Pope Benedict XVI is the most divisive figure in the Catholic Church, writes Patsy McGarry.
Analysis: Last night in St Peter's Square following the announcement of the election of Pope Benedict XVI and his blessing of the city and the world, there was a story circulating of a man in the crowd who, on hearing who the new Pope was, just sat down and wept openly there in the square for his church and its future.
A text received almost immediately the announcement was made on my own mobile phone predicted the end of the Catholic Church in Ireland and the developed world.
Among sections of the crowd at St Peter's there was also deep shock, mainly among older people. Through widespread discussion over the previous two days it had been generally agreed that Cardinal Ratzinger's candidature had been disposed of in the first ballot on Monday, when it was generally assumed he had been honoured with what was believed would be a vote of thanks, before the electors moved on to the real business of the conclave yesterday.

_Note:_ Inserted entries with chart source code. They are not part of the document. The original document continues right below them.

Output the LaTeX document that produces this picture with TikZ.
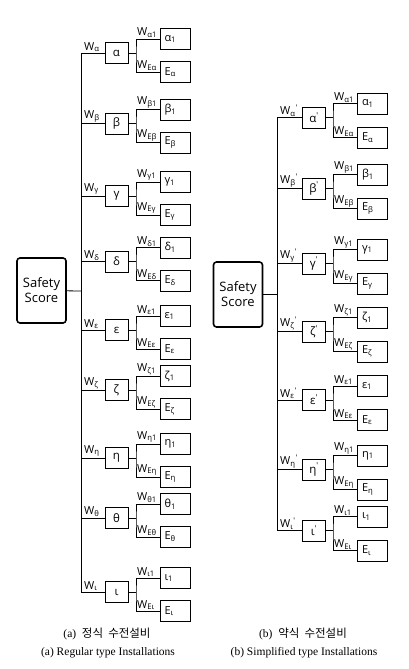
\documentclass[tikz,border=0pt]{standalone}
\usepackage{fontspec}
\setmainfont{Liberation Serif}
\newfontfamily\diagfont{Open Sans}
\newfontfamily\krfont{Noto Sans CJK KR}
\usetikzlibrary{positioning}

\begin{document}
\begin{tikzpicture}[x=1pt, y=-1pt, line width=0.8pt,
	mainbox/.style={rectangle,draw,line width=1pt,minimum width=23,minimum height=21,inner sep=0pt,font=\diagfont\fontsize{11.5}{13}\selectfont},
	subbox/.style={rectangle,draw,line width=1pt,text width=21pt,inner xsep=4.5pt,inner ysep=0pt,minimum height=21,align=left,font=\diagfont\fontsize{11}{13}\selectfont},
	wlab/.style={anchor=south west,inner sep=0.8pt,font=\diagfont\fontsize{11}{13}\selectfont},
	scorebox/.style={rectangle,draw,rounded corners=3pt,line width=1.6pt,minimum width=49,minimum height=65,align=center,inner sep=0pt,font=\diagfont\fontsize{13}{15}\selectfont},
	capt/.style={font=\fontsize{11.5}{13}\selectfont}]
		\useasboundingbox (0,0) rectangle (408,669);

		% (a) regular type
		\node[scorebox] (ssa) at (41.5,290.5) {Safety\\Score};
		\coordinate (tra) at (81,291);
		\foreach \n/\g/\y in {1/α/53, 2/β/123.5, 3/γ/196, 4/δ/261.5, 5/ε/330, 6/ζ/390, 7/η/458, 8/θ/518, 9/ι/592} {
			\node[mainbox] (a\n) at (116.5,\y) {\g};
			\node[subbox] (a\n-t) at (175,\y-14) {\g\textsubscript{1}};
			\node[subbox] (a\n-e) at (175,\y+19) {E\textsubscript{\g}};
			\coordinate (a\n-j) at (136,\y);
			\draw (tra |- a\n) -- (a\n.west);
			\draw (a\n.east) -- (a\n-j);
			\draw (a\n-t.west) -| (a\n-j) |- (a\n-e.west);
			\node[wlab,xshift=2] (a\n-w) at (tra |- a\n) {W\textsubscript{\g}};
			\node[wlab] (a\n-wt) at (a\n-j |- a\n-t) {W\textsubscript{\g1}};
			\node[wlab] (a\n-we) at (a\n-j |- a\n-e) {W\textsubscript{E\g}};
		}
		\draw (tra |- a1) -- (tra |- a9);
		\draw (ssa) -- (tra);

		% (b) simplified type
		\node[scorebox] (ssb) at (238,294.5) {Safety\\Score};
		\coordinate (trb) at (277,296);
		\foreach \n/\g/\y in {1/α/117.5, 2/β/188.5, 3/γ/263.5, 4/ζ/331.5, 5/ε/400, 6/η/469.5, 7/ι/530.5} {
			\node[mainbox] (b\n) at (314,\y) {\g\textsuperscript{'}};
			\node[subbox] (b\n-t) at (372.5,\y-14) {\g\textsubscript{1}};
			\node[subbox] (b\n-e) at (372.5,\y+20) {E\textsubscript{\g}};
			\coordinate (b\n-j) at (333,\y);
			\draw (trb |- b\n) -- (b\n.west);
			\draw (b\n.east) -- (b\n-j);
			\draw (b\n-t.west) -| (b\n-j) |- (b\n-e.west);
			\node[wlab,xshift=2] (b\n-w) at (trb |- b\n) {W\textsubscript{\g}\textsuperscript{'}};
			\node[wlab] (b\n-wt) at (b\n-j |- b\n-t) {W\textsubscript{\g1}};
			\node[wlab] (b\n-we) at (b\n-j |- b\n-e) {W\textsubscript{E\g}};
		}
		\draw (trb |- b1) -- (trb |- b7);
		\draw (ssb) -- (ssb -| trb);

		% captions
		\node[capt] (capa-kr) at (107,634) {(a)\ \ {\krfont 정식\ \ 수전설비}};
		\node[capt] (capa-en) at (108,653) {(a) Regular type Installations};
		\node[capt] (capb-kr) at (303,634) {(b)\ \ {\krfont 약식\ \ 수전설비}};
		\node[capt] (capb-en) at (304,653) {(b) Simplified type Installations};
\end{tikzpicture}
\end{document}
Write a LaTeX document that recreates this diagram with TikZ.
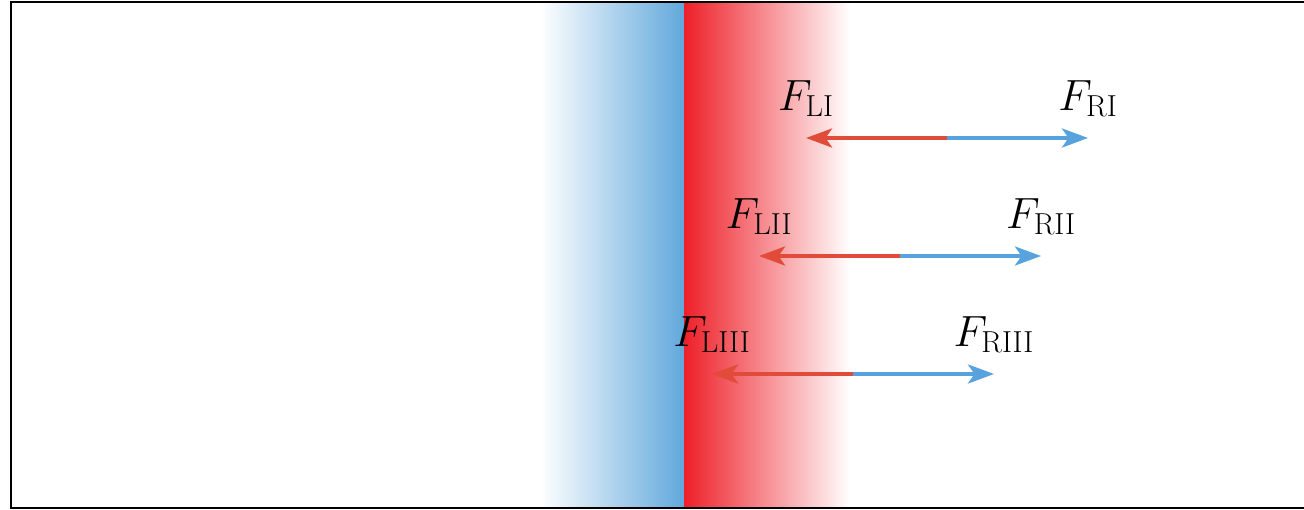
\documentclass[tikz,border=0pt]{standalone}
\usepackage{amsmath}
\usetikzlibrary{arrows.meta, positioning}

\definecolor{wallblue}{HTML}{62A8DC}
\definecolor{wallred}{HTML}{EE2029}
\definecolor{forcered}{HTML}{E04B3A}
\definecolor{forceblue}{HTML}{58A2DE}

\tikzset{
  force/.style={line width=2.2pt, -{Stealth[length=0.52cm, width=0.38cm, inset=0.13cm]}},
  flabel/.style={anchor=south, inner sep=0pt, yshift=0.42cm, font=\fontsize{27}{32}\selectfont},
}

\begin{document}
\begin{tikzpicture}[x=0.02cm, y=-0.02cm]
  \useasboundingbox (0,0) rectangle (1304,510);
  \clip (0,0) rectangle (1304,510);
  % wall: blue side fading left, red side fading right
  \shade[left color=white, right color=wallblue] (540,2) rectangle (684,508);
  \shade[left color=wallred, right color=white] (684,2) rectangle (850,508);
  % frame
  \draw[line width=1.3pt] (11,2) rectangle (1320,508);
  % force pairs
  \foreach \i/\name/\xm/\ym in {1/I/947/138, 2/II/900/256, 3/III/853/374} {
    \coordinate (m\i) at (\xm,\ym);
    \coordinate (l\i) at (\xm-141,\ym);
    \coordinate (r\i) at (\xm+141,\ym);
    \draw[force, forcered] (m\i) -- (l\i);
    \draw[force, forceblue] (m\i) -- (r\i);
    \node[flabel] (fl\i) at (l\i) {$F_{\mathrm{L\name}}$};
    \node[flabel] (fr\i) at (r\i) {$F_{\mathrm{R\name}}$};
  }
\end{tikzpicture}
\end{document}
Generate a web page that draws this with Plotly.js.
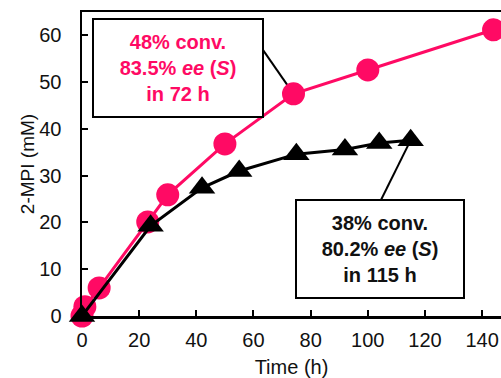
<!DOCTYPE html>
<html>
<head>
<meta charset="utf-8">
<script src="https://cdn.plot.ly/plotly-3.0.1.min.js"></script>
<style>html,body{margin:0;padding:0;background:#fff;overflow:hidden;}</style>
</head>
<body>
<div id="chart" style="width:501px;height:378px;"></div>
<script>
// Data
var redTime = [0, 1, 6, 23, 30, 50, 74, 100, 144];
var redMPI  = [0, 2, 6, 20.1, 25.9, 36.8, 47.5, 52.6, 61.2];
var blackTime = [0, 24, 42, 55, 75, 92, 104, 115];
var blackMPI  = [0, 19.3, 27.4, 31, 34.6, 35.6, 37, 37.6];
var xTicks = [0, 20, 40, 60, 80, 100, 120, 140];
var yTicks = [0, 10, 20, 30, 40, 50, 60];
var redLabel = '<b>48% conv.<br>83.5% <i>ee</i> (<i>S</i>)<br>in 72 h</b>';
var blackLabel = '<b>38% conv.<br>80.2% <i>ee</i> (<i>S</i>)<br>in 115 h</b>';

var PINK = '#ff0a64';
var FONT = 'Liberation Sans, Arial, sans-serif';

var traces = [
  {x: redTime, y: redMPI, type: 'scatter', mode: 'lines+markers', cliponaxis: false,
   line: {color: PINK, width: 3}, marker: {symbol: 'circle', size: 23, color: PINK}},
  {x: blackTime, y: blackMPI, type: 'scatter', mode: 'lines+markers', cliponaxis: false,
   line: {color: '#000', width: 3}, marker: {symbol: 'triangle-up', size: 23, color: '#000'}}
];

var rI = 6, bI = blackTime.length - 1;
var layout = {
  width: 501, height: 378,
  margin: {l: 82, r: 0, t: 12, b: 62},
  paper_bgcolor: '#fff', plot_bgcolor: '#fff',
  showlegend: false,
  font: {family: FONT, size: 20, color: '#000'},
  xaxis: {range: [0, 146.6], tickvals: xTicks, ticktext: xTicks.map(String),
          ticks: 'inside', ticklen: 6, tickwidth: 2, tickcolor: '#000',
          showline: true, linewidth: 2.5, linecolor: '#000', mirror: true,
          showgrid: false, zeroline: false, ticklabelstandoff: 4,
          tickfont: {family: FONT, size: 20, color: '#111'},
          title: {text: 'Time (h)', font: {family: FONT, size: 20, color: '#111'}, standoff: 13}},
  yaxis: {range: [0, 65], tickvals: yTicks, ticktext: yTicks.map(String),
          ticks: 'inside', ticklen: 6, tickwidth: 2, tickcolor: '#000',
          showline: true, linewidth: 2.5, linecolor: '#000', mirror: false,
          showgrid: false, zeroline: false, ticklabelstandoff: 14,
          tickfont: {family: FONT, size: 20, color: '#111'},
          title: {text: '2-MPI (mM)', font: {family: FONT, size: 19, color: '#111'}, standoff: 0}},
  shapes: [
    {type: 'line', xref: 'x', yref: 'y', layer: 'below', x0: 63.3, y0: 56.9,
     x1: redTime[rI], y1: redMPI[rI], line: {color: '#000', width: 2}},
    {type: 'line', xref: 'x', yref: 'y', layer: 'below', x0: 104.6, y0: 24.8,
     x1: blackTime[bI], y1: blackMPI[bI], line: {color: '#000', width: 2}}
  ],
  annotations: [
    {xref: 'x', yref: 'y', x: 33.6, y: 53.0, text: redLabel, showarrow: false,
     width: 166, height: 94, borderpad: 1, borderwidth: 2, bordercolor: '#000', bgcolor: '#fff',
     font: {family: FONT, size: 20, color: PINK}, align: 'center'},
    {xref: 'x', yref: 'y', x: 104.3, y: 14.3, text: blackLabel, showarrow: false,
     width: 164, height: 94, borderpad: 1, borderwidth: 2, bordercolor: '#000', bgcolor: '#fff',
     font: {family: FONT, size: 20, color: '#111'}, align: 'center'}
  ]
};

Plotly.newPlot('chart', traces, layout, {displayModeBar: false, staticPlot: true});
</script>
</body>
</html>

Indeed a new pope was not expected to be elected until today.That the election took place on the fourth ballot was a great surprise, but that the man so handsomely endorsed was Cardinal Ratzinger has set off reverberations which will be felt within and without the Catholic church for as many years as he is Pope at least.

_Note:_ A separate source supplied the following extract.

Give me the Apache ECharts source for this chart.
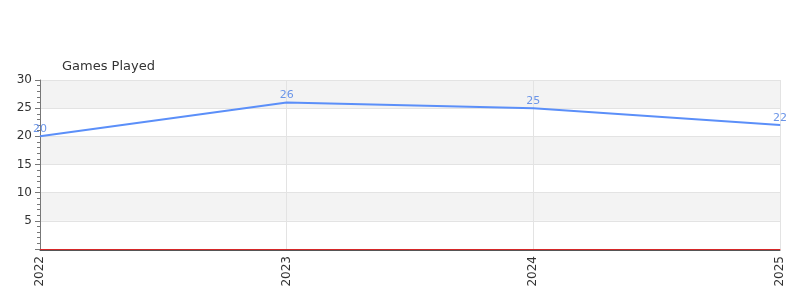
<!DOCTYPE html>
<html><head><meta charset="utf-8">
<script src="https://cdn.jsdelivr.net/npm/echarts@6/dist/echarts.min.js"></script>
<style>html,body{margin:0;padding:0;background:#fff}#c{width:800px;height:300px}</style>
</head><body><div id="c"></div>
<script>
const categories = ['2022', '2023', '2024', '2025'];
const gamesPlayed = [20, 26, 25, 22];
const seriesName = 'Games Played';

const chart = echarts.init(document.getElementById('c'), null, {renderer: 'canvas'});
chart.setOption({
  animation: false,
  textStyle: {fontFamily: 'DejaVu Sans'},
  title: {text: seriesName, left: 57, top: 55, textStyle: {fontSize: 13, fontWeight: 'normal', color: '#333', fontFamily: 'DejaVu Sans'}},
  grid: {left: 40, right: 20, top: 80, bottom: 51, containLabel: false},
  xAxis: {
    type: 'category', data: categories, boundaryGap: false,
    axisLine: {lineStyle: {color: '#d62728', width: 1, shadowColor: '#555', shadowOffsetY: 1, shadowBlur: 0}},
    axisTick: {show: false},
    axisLabel: {rotate: 90, color: '#333', fontSize: 12, margin: 7},
    splitLine: {show: true, lineStyle: {color: '#e3e3e3'}}
  },
  yAxis: {
    type: 'value', min: 0, max: 30, interval: 5,
    axisLine: {show: true, lineStyle: {color: '#777'}},
    axisTick: {show: true, inside: false, length: 5, lineStyle: {color: '#777'}},
    minorTick: {show: true, splitNumber: 5, length: 3, lineStyle: {color: '#777'}},
    axisLabel: {color: '#333', fontSize: 12, showMinLabel: false},
    splitLine: {show: true, lineStyle: {color: '#e3e3e3'}},
    splitArea: {show: true, areaStyle: {color: ['#ffffff', '#f3f3f3']}}
  },
  series: [{
    name: seriesName, type: 'line', data: gamesPlayed,
    symbol: 'circle', symbolSize: 1, showSymbol: true,
    lineStyle: {color: '#5b8ff9', width: 2},
    itemStyle: {color: '#5b8ff9'},
    label: {show: true, position: 'top', color: '#6b95e8', fontSize: 11, distance: 1}
  }]
});
</script></body></html>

There can be no doubt that, as of now, there is no more divisive figure within Catholicism. His appeal is to a rigidly orthodox view of doctrine and practice which, in its apparent tendency to exclusivity, seems almost opposite to the general understanding of what the word "catholic" itself means.
Some have suggested in the past that St Paul particularly would have great difficulty with this understanding of a church.
As prefect of the Vatican's Congregation for the Doctrine of the Faith since the 1981, Pope Benedict XVI systematically moved the church to a position which is not now all that far from where it stood on many matters prior to the Second Vatican Council. He has helped force the closure of so many of the windows thrown open by Pope John XXIII.
It has become a 21st-century church looking back nostalgically while attempting to create a virtual 1950s.
Where ecumenism with reformed churches is concerned, there was no movement of significance while he was at the Congregation for the Doctrine of the Faith.
Rather, in the brash phraseology that has marked his style, and as he said in his Dominus Jesus document of 2000, they were not churches "in the proper sense" but merely "ecclesiastical communities".
However, this did not stop him actively interfering in the acrimonious debate about gay clergy in Anglicanism by sending a letter of support to those endorsing the status quo banning such clergy at a meeting in the southern US during the summer of 2003; an interference so rare by a churchman of any denomination in another ecclesiastical community's internal affairs that it caused great offence.
There will be despair today within many Anglican circles at his election. Where Jews are concerned there will also be a deep unease.
In the same Dominus Jesus document he described all other faiths as "gravely deficient", notwithstanding the wonderful fact that in March of that year (Dominus Jesus was published at the end of August 2000), Pope John Paul had prayed as a Jew at the Western Wall in Jerusalem.
On celibacy, women priests or women in the diaconate, the new Pope is immovable. Similarly on the use of condoms to combat the Aids virus. And on homosexuality he has been particularly virulent, describing it as "intrinsically evil" and "objectively disordered".
Where involvement of bishops in decision-making is concerned he has been scathing in his dismissal, while he has refused to acknowledge the clerical sex abuse crisis in the church as other than another symptom of Western decadence.
On all the major and critical issues facing the Catholic Church in today's world he is forcefully against change of any sort.
Then there was his treatment of dissidents and former colleagues, including theologian Hans Küng, also a "child" of Tübingen University like himself.
No wonder that Catholic man wept in St Peter's Square yesterday. Indeed Benedict's history and image can accurately be summarised in just one word: "No".
The election of Benedict XVI was not simply a vote by the cardinal electors in endorsement of Pope John Paul's legacy, it has represented a further closing of the door in the face of a troubled world.